The I-4–Selmon Expressway Connector was originally conceived in the 1980s as a high-speed route between South Tampa (to include MacDill Air Force Base) and Orlando, as well as from Lutz to Brandon. It also serves to divert commercial traffic and hazardous cargo from Ybor’s historic district. Planning for the project was completed in late 2008, with funding secured in the summer of 2009. Despite falling gas tax revenues and the ongoing global recession, THEA was able to obtain about $105 million for the $487 million project from the American Recovery and Reinvestment Act of 2009, allowing the project to begin construction in March 2010. The remaining funds will be paid off over time with a $1.25 toll for traffic The projected time of completion was set around 2014; it was hoped that the highway could open as soon as early 2013, however in May 2013 the opening date was set as "by December 31".

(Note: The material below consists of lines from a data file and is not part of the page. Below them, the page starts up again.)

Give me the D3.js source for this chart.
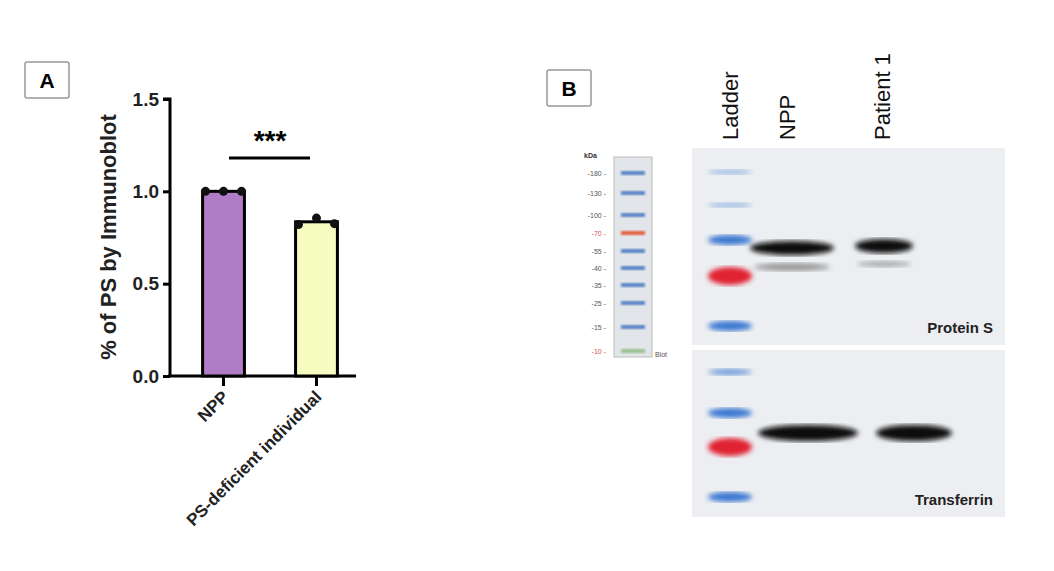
<!DOCTYPE html>
<html><head><meta charset="utf-8">
<script src="https://cdn.jsdelivr.net/npm/d3@7"></script>
<style>body{margin:0;background:#fff;font-family:Arial,"Liberation Sans",sans-serif}</style>
</head><body><svg id="c" width="1054" height="571"></svg>
<script>
const groups = ['NPP', 'PS-deficient individual'];
const means = [1.0, 0.835];
const points = [[1.0, 1.0, 1.0], [0.82, 0.855, 0.825]];
const yTicks = [0, 0.5, 1.0, 1.5];
const ladderKda = ['180', '130', '100', '70', '55', '40', '35', '25', '15', '10'];
const ladderY = [173, 193, 215, 233, 251, 268, 285, 303, 327, 351];

const svg = d3.select('#c');

// panel tags
const tag = (x, y, t) => {
  svg.append('rect').attr('x', x).attr('y', y).attr('width', 44).attr('height', 36)
    .attr('fill', '#fff').attr('stroke', '#999').attr('stroke-width', 1.5).attr('rx', 2);
  svg.append('text').attr('x', x + 22).attr('y', y + 26).attr('text-anchor', 'middle')
    .attr('font-size', 21).attr('font-weight', 'bold').text(t);
};
tag(25, 62, 'A');
tag(547, 70, 'B');

// panel A bar chart
const y = d3.scaleLinear().domain([0, 1.5]).range([376, 99]);
const x = d3.scaleBand().domain(groups).range([184, 356]).paddingInner(0.55).paddingOuter(0.2);
const gA = svg.append('g');
gA.append('g').attr('transform', 'translate(170,0)')
  .call(d3.axisLeft(y).tickValues(yTicks).tickFormat(d3.format('.1f')).tickSize(7).tickPadding(4))
  .call(g => g.select('.domain').attr('stroke-width', 3).attr('d', 'M-7,99H0V376'))
  .call(g => g.selectAll('.tick line').attr('stroke-width', 3))
  .call(g => g.selectAll('.tick text').attr('font-size', 19).attr('font-weight', 'bold').attr('fill', '#222'));
gA.append('line').attr('x1', 168).attr('x2', 356).attr('y1', 376).attr('y2', 376).attr('stroke', '#000').attr('stroke-width', 3);
gA.selectAll('.bar').data(groups).join('rect')
  .attr('x', d => x(d)).attr('y', (d, i) => y(means[i]))
  .attr('width', x.bandwidth()).attr('height', (d, i) => 376 - y(means[i]))
  .attr('fill', (d, i) => i ? '#f7fcc0' : '#b07cc6').attr('stroke', '#000').attr('stroke-width', 3);
groups.forEach((g, i) => {
  const cx = x(g) + x.bandwidth() / 2;
  gA.append('line').attr('x1', cx).attr('x2', cx).attr('y1', 376).attr('y2', 386).attr('stroke', '#000').attr('stroke-width', 3);
  gA.selectAll(null).data(points[i]).join('circle')
    .attr('cx', (d, j) => cx + (j - 1) * 18).attr('cy', d => y(d)).attr('r', 4.5).attr('fill', '#111');
  gA.append('text').attr('transform', `translate(${cx + 6},${398}) rotate(-45)`)
    .attr('text-anchor', 'end').attr('font-size', 17).attr('font-weight', 'bold').attr('fill', '#222').text(g);
});
gA.append('line').attr('x1', 229).attr('x2', 310).attr('y1', 158).attr('y2', 158).attr('stroke', '#000').attr('stroke-width', 3);
gA.append('text').attr('x', 270).attr('y', 150).attr('text-anchor', 'middle').attr('font-size', 28).attr('font-weight', 'bold').text('***');
gA.append('text').attr('transform', 'translate(116,237) rotate(-90)').attr('text-anchor', 'middle')
  .attr('font-size', 22).attr('font-weight', 'bold').attr('fill', '#222').text('% of PS by Immunoblot');

// panel B
const defs = svg.append('defs');
defs.append('filter').attr('id', 'blur').append('feGaussianBlur').attr('stdDeviation', 2.5);
defs.append('filter').attr('id', 'blur2').append('feGaussianBlur').attr('stdDeviation', 1);

// ladder reference strip
svg.append('rect').attr('x', 614).attr('y', 157).attr('width', 38).attr('height', 200)
  .attr('fill', '#e2e6ea').attr('stroke', '#bbb');
svg.append('text').attr('x', 584).attr('y', 158).attr('font-size', 7).attr('font-weight', 'bold').attr('fill', '#333').text('kDa');
ladderKda.forEach((k, i) => {
  const red = k === '70' || k === '10';
  svg.append('text').attr('x', 606).attr('y', ladderY[i] + 3).attr('text-anchor', 'end')
    .attr('font-size', 7).attr('fill', red ? '#d05050' : '#555').text('-' + k + ' -');
  svg.append('rect').attr('x', 621).attr('y', ladderY[i] - 2).attr('width', 24).attr('height', 4)
    .attr('fill', k === '70' ? '#e06040' : k === '10' ? '#9cc090' : '#5a85c8').attr('filter', 'url(#blur2)');
});
svg.append('text').attr('x', 655).attr('y', 357).attr('font-size', 7).attr('fill', '#555').text('Blot');

// blot panels
const blot = (y0, h, ladder, bands, label) => {
  svg.append('rect').attr('x', 692).attr('y', y0).attr('width', 313).attr('height', h).attr('fill', '#eceef1');
  ladder.forEach(b => svg.append('ellipse').attr('cx', 730).attr('cy', b[0]).attr('rx', 22).attr('ry', b[1])
    .attr('fill', b[2]).attr('filter', 'url(#blur)'));
  bands.forEach(b => svg.append('ellipse').attr('cx', b[0]).attr('cy', b[1]).attr('rx', b[2]).attr('ry', b[3])
    .attr('fill', b[4]).attr('filter', 'url(#blur)'));
  svg.append('text').attr('x', 993).attr('y', y0 + h - 12).attr('text-anchor', 'end')
    .attr('font-size', 15).attr('font-weight', 'bold').attr('fill', '#222').text(label);
};
blot(148, 197, [[172, 2, '#8fb0e0'], [205, 2, '#8fb0e0'], [240, 5, '#3a78d0'], [276, 9, '#e02030'], [326, 5, '#3a78d0']],
  [[792, 248, 42, 7, '#0a0a0a'], [792, 267, 38, 4, '#9a9a9a'], [884, 246, 29, 7, '#0a0a0a'], [884, 264, 27, 3, '#aaa']], 'Protein S');
blot(350, 167, [[372, 3, '#6a98d8'], [413, 5, '#3a78d0'], [447, 9, '#e02030'], [497, 5, '#3a78d0']],
  [[808, 433, 50, 8, '#0a0a0a'], [914, 433, 38, 8, '#0a0a0a']], 'Transferrin');

// lane labels
[[738, 'Ladder'], [795, 'NPP'], [890, 'Patient 1']].forEach(([lx, t]) =>
  svg.append('text').attr('transform', `translate(${lx},140) rotate(-90)`).attr('font-size', 22).attr('fill', '#111').text(t));
</script></body></html>
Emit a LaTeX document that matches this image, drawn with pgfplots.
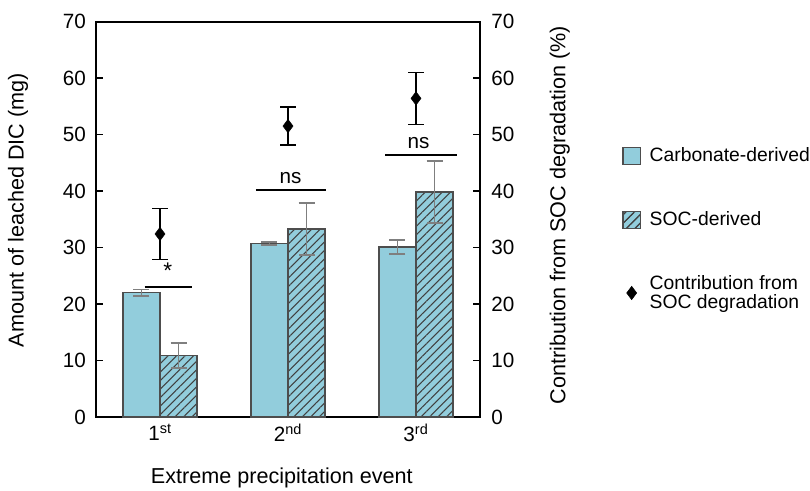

On December 28, 2013, a 5k run was held to celebrate the opening of the connector to vehicular traffic. The revised target date to open the connector to vehicular traffic was Friday, January 3, 2014, but was pushed back to Monday, January 6, 2014, due to inclement weather. The highway was able to open on the morning of January 6, 2014, despite heavy fog in the area.

Despite relatively light traffic during parts of the day, FDOT has reported that the number of cargo trucks using the Connector is averaging 1,600 per day since its January 6 opening.